■ Data for processing ■

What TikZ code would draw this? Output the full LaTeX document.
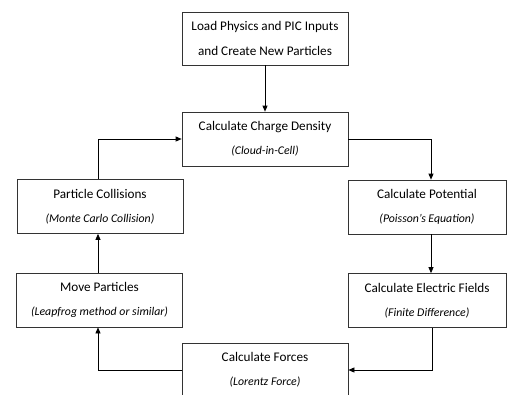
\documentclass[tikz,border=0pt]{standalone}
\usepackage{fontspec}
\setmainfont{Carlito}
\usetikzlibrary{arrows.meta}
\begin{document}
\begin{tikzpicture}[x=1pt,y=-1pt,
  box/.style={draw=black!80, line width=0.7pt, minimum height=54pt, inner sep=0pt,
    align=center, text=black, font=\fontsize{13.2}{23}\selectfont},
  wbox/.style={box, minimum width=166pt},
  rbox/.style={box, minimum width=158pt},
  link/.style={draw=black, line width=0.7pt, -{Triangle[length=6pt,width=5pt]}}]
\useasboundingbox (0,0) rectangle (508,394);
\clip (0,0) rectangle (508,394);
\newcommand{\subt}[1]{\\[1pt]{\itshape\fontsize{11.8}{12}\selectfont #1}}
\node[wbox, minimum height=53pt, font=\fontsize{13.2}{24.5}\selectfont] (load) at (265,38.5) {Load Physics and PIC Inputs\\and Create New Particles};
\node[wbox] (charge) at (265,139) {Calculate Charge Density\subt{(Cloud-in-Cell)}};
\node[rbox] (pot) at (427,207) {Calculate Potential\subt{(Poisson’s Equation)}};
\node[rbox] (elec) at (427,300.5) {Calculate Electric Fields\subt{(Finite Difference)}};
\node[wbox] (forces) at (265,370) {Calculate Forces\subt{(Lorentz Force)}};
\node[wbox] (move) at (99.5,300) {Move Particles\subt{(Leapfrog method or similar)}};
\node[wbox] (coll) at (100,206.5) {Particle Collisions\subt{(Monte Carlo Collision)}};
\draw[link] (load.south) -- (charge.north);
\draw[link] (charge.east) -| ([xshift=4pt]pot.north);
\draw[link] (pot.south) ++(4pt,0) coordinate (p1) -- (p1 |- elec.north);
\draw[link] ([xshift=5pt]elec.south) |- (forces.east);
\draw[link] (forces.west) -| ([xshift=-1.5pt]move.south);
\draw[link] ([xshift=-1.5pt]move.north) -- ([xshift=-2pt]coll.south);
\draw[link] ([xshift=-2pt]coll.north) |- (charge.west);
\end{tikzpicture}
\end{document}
==
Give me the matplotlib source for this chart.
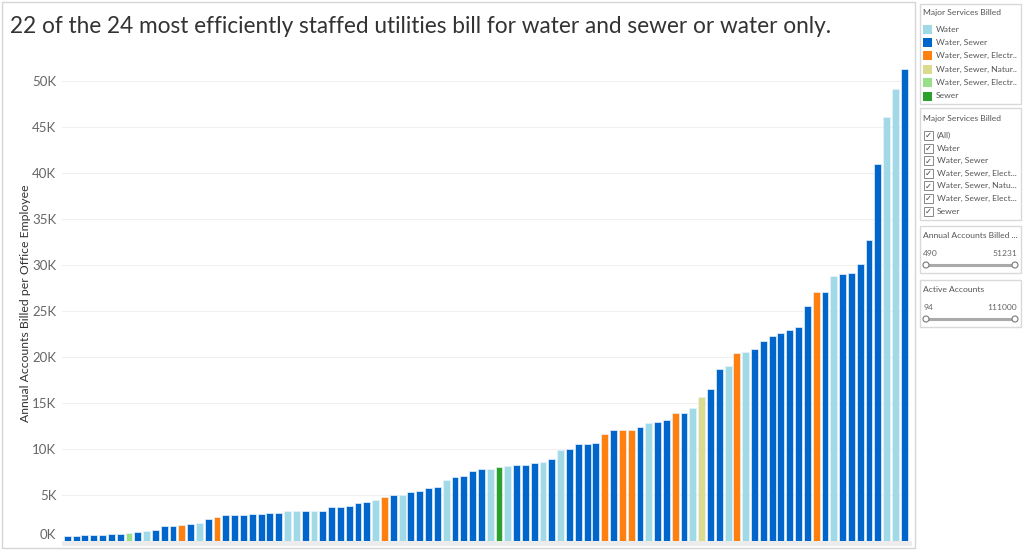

■ Exercise objective ■
Determine the number of lines containing "this". Write only that number.

■ The solution ■
2